In a further move toward gender equality, FISA decided that men or women should be allowed to cox either a men’s or women’s crew.
One by one, Chelsea’s closest challengers are falling away in the English Premier League title race. After implosions by Manchester City, Liverpool, and then Arsenal over the past month, it was second-place Tottenham’s turn to trip up Saturday. Spurs were outplayed at Liverpool in a 2-0 loss and could be 12 points behind Chelsea if the leader beats Burnley on Sunday. Arsenal and Manchester United also won, 2-0, against Hull and Watford, respectively, as the race for a top-four finish intensified. Two points separate Tottenham and sixth-place United.

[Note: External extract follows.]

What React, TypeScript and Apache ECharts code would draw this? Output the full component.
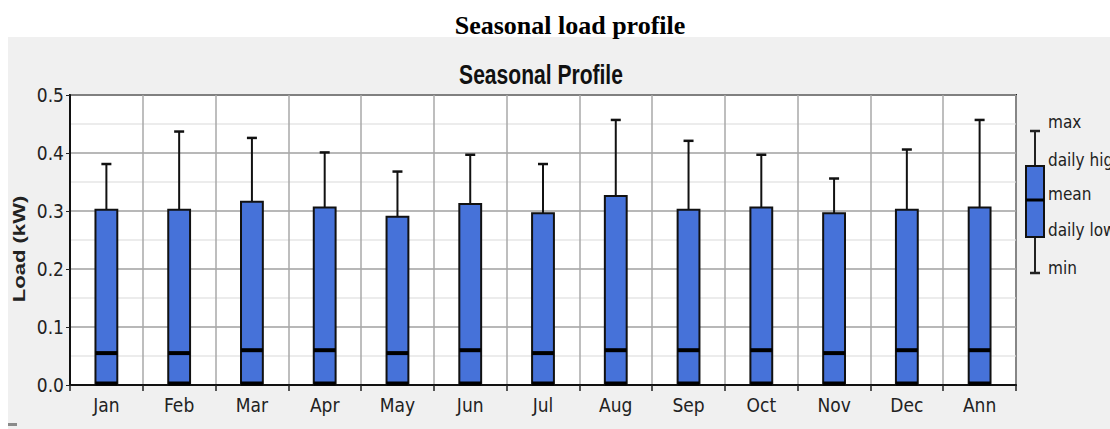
import React, { useEffect, useRef } from "react";
import * as echarts from "echarts";

const categories = ["Jan", "Feb", "Mar", "Apr", "May", "Jun", "Jul", "Aug", "Sep", "Oct", "Nov", "Dec", "Ann"];
const minValues = [0, 0, 0, 0, 0, 0, 0, 0, 0, 0, 0, 0, 0];
const dailyLow = [0, 0, 0, 0, 0, 0, 0, 0, 0, 0, 0, 0, 0];
const meanValues = [0.055, 0.055, 0.06, 0.06, 0.055, 0.06, 0.055, 0.06, 0.06, 0.06, 0.055, 0.06, 0.06];
const dailyHigh = [0.302, 0.302, 0.316, 0.306, 0.29, 0.312, 0.296, 0.326, 0.302, 0.306, 0.296, 0.302, 0.306];
const maxValues = [0.381, 0.437, 0.426, 0.401, 0.368, 0.397, 0.381, 0.457, 0.421, 0.397, 0.356, 0.406, 0.457];
const yTicks = [0, 0.1, 0.2, 0.3, 0.4, 0.5];
const legendLabels = ["max", "daily high", "mean", "daily low", "min"];

const BLUE = "#4672d9";
const COND = "'DejaVu Sans Condensed', 'Liberation Sans Narrow', 'Liberation Sans', Arial, sans-serif";
const SANS = "'Liberation Sans', Arial, sans-serif";

export default function App() {
  const ref = useRef<HTMLDivElement>(null);
  useEffect(() => {
    if (!ref.current) return;
    const chart = echarts.init(ref.current, undefined, { renderer: "svg" });
    const data = categories.map((_, i) => [i, minValues[i], dailyLow[i], meanValues[i], dailyHigh[i], maxValues[i]]);

    const renderItem = (params: any, api: any) => {
      const idx = api.value(0);
      const pMin = api.coord([idx, api.value(1)]);
      const pLow = api.coord([idx, api.value(2)]);
      const pMean = api.coord([idx, api.value(3)]);
      const pHigh = api.coord([idx, api.value(4)]);
      const pMax = api.coord([idx, api.value(5)]);
      const bw = api.size([1, 0])[0] * 0.3;
      const x = pLow[0];
      const capW = 5;
      return {
        type: "group",
        children: [
          { type: "line", shape: { x1: x, y1: pMax[1], x2: x, y2: pHigh[1] }, style: { stroke: "#111", lineWidth: 2 } },
          { type: "line", shape: { x1: x - capW, y1: pMax[1], x2: x + capW, y2: pMax[1] }, style: { stroke: "#111", lineWidth: 2.5 } },
          { type: "rect", shape: { x: x - bw / 2, y: pHigh[1], width: bw, height: pLow[1] - pHigh[1] }, style: { fill: BLUE, stroke: "#111", lineWidth: 2 } },
          { type: "line", shape: { x1: x - bw / 2, y1: pMean[1], x2: x + bw / 2, y2: pMean[1] }, style: { stroke: "#000", lineWidth: 4 } },
          { type: "line", shape: { x1: x - bw / 2, y1: pMin[1] - 1.5, x2: x + bw / 2, y2: pMin[1] - 1.5 }, style: { stroke: "#000", lineWidth: 4 } },
        ],
      };
    };

    const lx = 1035;
    const legendY = [122, 160, 194, 230, 268];
    const option: any = {
      animation: false,
      backgroundColor: "#ffffff",
      title: [
        {
          text: "Seasonal load profile",
          left: 565,
          textAlign: "center",
          top: 7,
          textStyle: { fontFamily: "'Liberation Serif', 'Times New Roman', serif", fontWeight: "bold", fontSize: 26, color: "#000" },
        },
      ],
      graphic: [
        { type: "rect", z: -10, silent: true, shape: { x: 8, y: 37, width: 1102, height: 392 }, style: { fill: "#f0f0f0" } },
        { type: "rect", z: -9, silent: true, shape: { x: 8, y: 423, width: 9, height: 3 }, style: { fill: "#8a8a8a" } },
        {
          type: "text",
          x: 541,
          y: 75,
          scaleX: 0.78,
          style: { text: "Seasonal Profile", fontFamily: SANS, fontWeight: "bold", fontSize: 27, fill: "#111", align: "center", verticalAlign: "middle" },
        },
        {
          type: "text",
          x: 20,
          y: 249,
          rotation: Math.PI / 2,
          scaleX: 1.38,
          style: { text: "Load (kW)", fontFamily: SANS, fontWeight: "bold", fontSize: 16, fill: "#222", align: "center", verticalAlign: "middle" },
        },
        { type: "line", shape: { x1: lx, y1: 131, x2: lx, y2: 273 }, style: { stroke: "#222", lineWidth: 2 } },
        { type: "line", shape: { x1: lx - 5, y1: 131, x2: lx + 5, y2: 131 }, style: { stroke: "#222", lineWidth: 2.5 } },
        { type: "line", shape: { x1: lx - 5, y1: 273, x2: lx + 5, y2: 273 }, style: { stroke: "#222", lineWidth: 2.5 } },
        { type: "rect", shape: { x: 1026, y: 166, width: 18, height: 71 }, style: { fill: BLUE, stroke: "#111", lineWidth: 2 } },
        { type: "line", shape: { x1: 1026, y1: 200, x2: 1044, y2: 200 }, style: { stroke: "#000", lineWidth: 3 } },
        ...legendLabels.map((t, i) => ({
          type: "text",
          x: 1048,
          y: legendY[i],
          style: { text: t, fontFamily: COND, fontSize: 17, fill: "#222", verticalAlign: "middle" },
        })),
      ],
      grid: {
        left: 70,
        right: 94,
        top: 95,
        bottom: 44,
        show: true,
        backgroundColor: "#ffffff",
        borderColor: "#222",
        borderWidth: 2,
      },
      xAxis: {
        type: "category",
        data: categories,
        boundaryGap: true,
        axisLine: { show: true, lineStyle: { color: "#111", width: 2 } },
        axisTick: { show: true, length: 6, lineStyle: { color: "#222", width: 1.5 } },
        axisLabel: { fontFamily: COND, fontSize: 19, color: "#222", margin: 10 },
        splitLine: { show: true, lineStyle: { color: "#a8a8a8", width: 1.5 } },
      },
      yAxis: {
        type: "value",
        min: 0,
        max: 0.5,
        interval: 0.1,
        axisLine: { show: true, lineStyle: { color: "#111", width: 2 } },
        axisTick: { show: true, length: 4, lineStyle: { color: "#222" } },
        axisLabel: {
          fontFamily: COND,
          fontSize: 19,
          color: "#222",
          margin: 6,
          formatter: (v: number) => (yTicks.some((t) => Math.abs(t - v) < 1e-9) ? v.toFixed(1) : ""),
        },
        splitLine: { show: true, lineStyle: { color: "#a0a0a0", width: 1.5 } },
        minorTick: { show: false, splitNumber: 2 },
        minorSplitLine: { show: true, lineStyle: { color: "#ececec", width: 2 } },
      },
      series: [
        {
          type: "custom",
          renderItem,
          data,
          encode: { x: 0, y: [1, 2, 3, 4, 5] },
          z: 10,
        },
      ],
    };
    chart.setOption(option);
    return () => chart.dispose();
  }, []);
  return <div ref={ref} style={{ position: "absolute", left: 0, top: 0, width: 1110, height: 429 }} />;
}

A Russian stadium built for the 2018 World Cup and dogged by problems opened to the public, with mixed reviews. The 68,000-capacity stadium in St. Petersburg hosted 10,000 locals for a free extreme sports show designed to test the arena’s ‘‘security system, logistics and other systems,’’ according to deputy city governor Igor Albin. The $738 million stadium has been almost a decade in construction, and another month is needed to fix vibrations affecting the high-tech retractable field, Albin said.